I took advantage of a free birthday brow wax, courtesy of benefit.
I had lunch by myself.
I ate a (grossly over-buttered and under-cooked) birthday cupcake.
I actually TRIED THINGS ON IN A DRESSING ROOM. Much, much different than online shopping… I still have a low tolerance for malls. But seemingly, on Wednesday afternoons you have the stores and sales staff all to yourself.
Um… I spent all of my money on some splurges. And I don’t even smell the faintest scent of retail regret. But maybe a little whiff of Flowerbomb by Viktor & Rolf.

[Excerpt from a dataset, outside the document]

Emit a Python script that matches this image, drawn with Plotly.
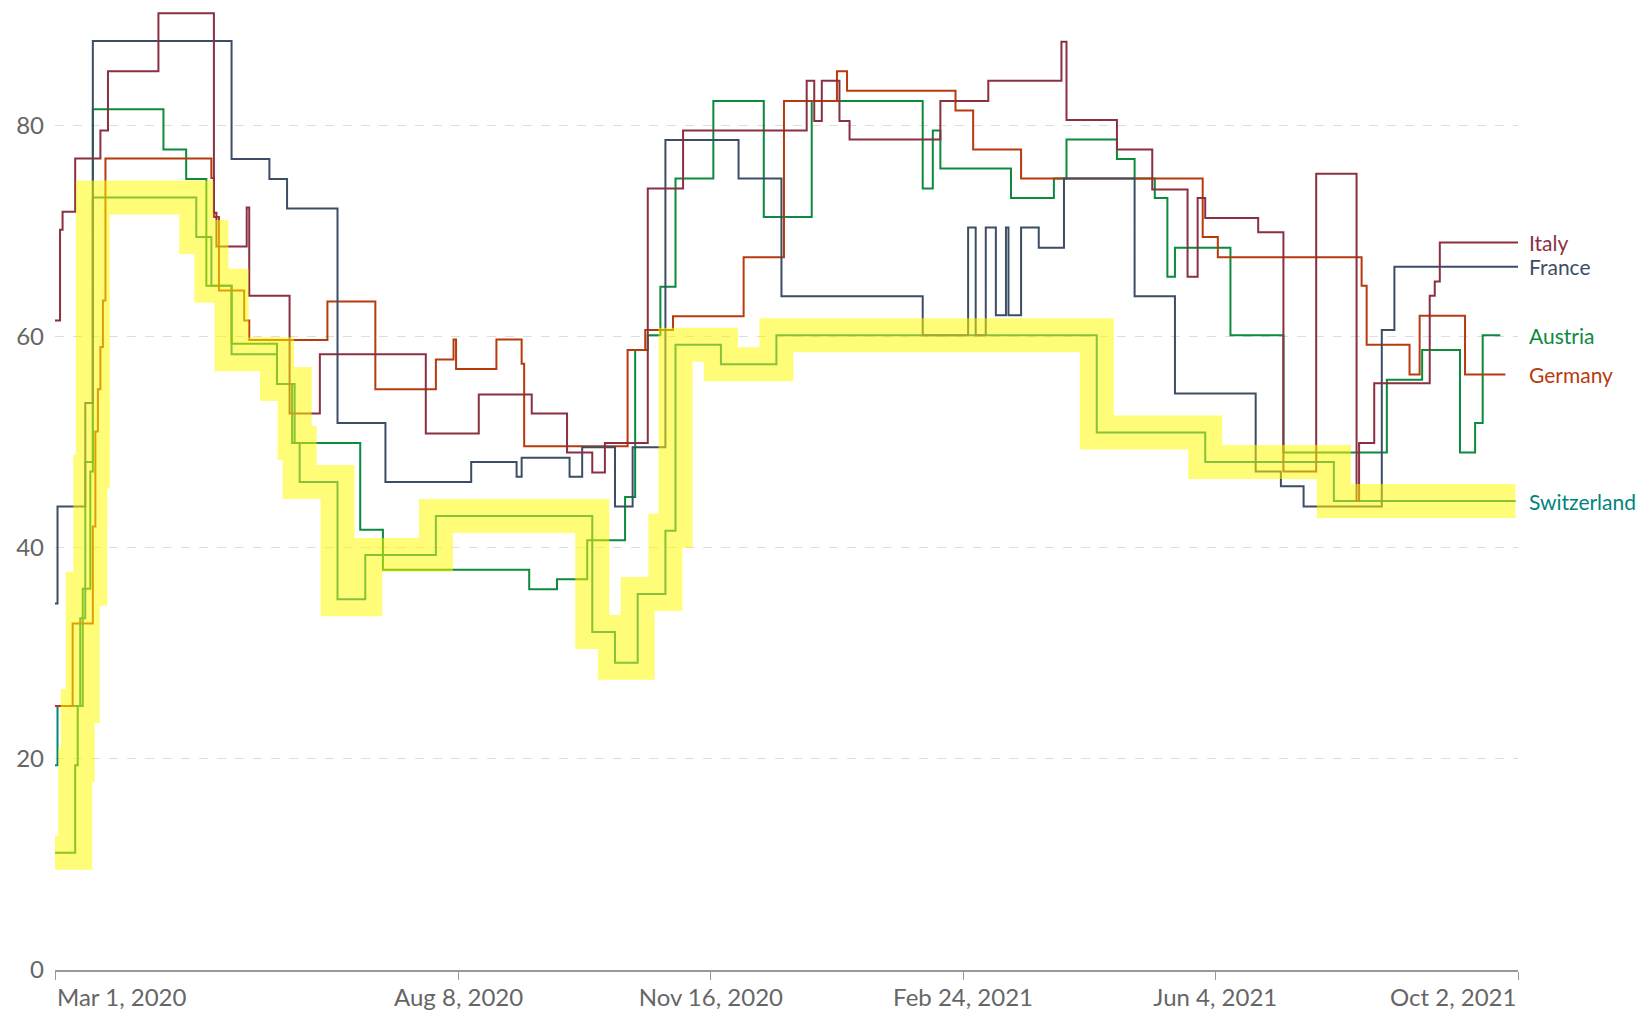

I had dinner & wine & cheese & a lovely lemon pudding cake dessert with my life partner.
Oh, and I had the aforementioned scary MRI. Which was probably more parts weird than it was scary… and I still don’t know why I would feel nauseous afterward (on my better judgment, which seems to rule the roost these days, I did NOT drink before the procedure). Maybe it was the rave-like pinging sound in the background.
There weren’t any hangovers or public displays of drunkenness (because, you know, THIRTY-FIVE). No crying fits or feeling sorry for myself. There were hundreds of “happy birthday” wishes and greetings through facebook messages and twitter mentions and texts — and with each one, I loved my birthday again a little more.
I’m nonplussed at the idea of approaching the “other side of 30.” I suppose I’m even a little apathetic. But I’m not mad…
Because now I have better eye brows.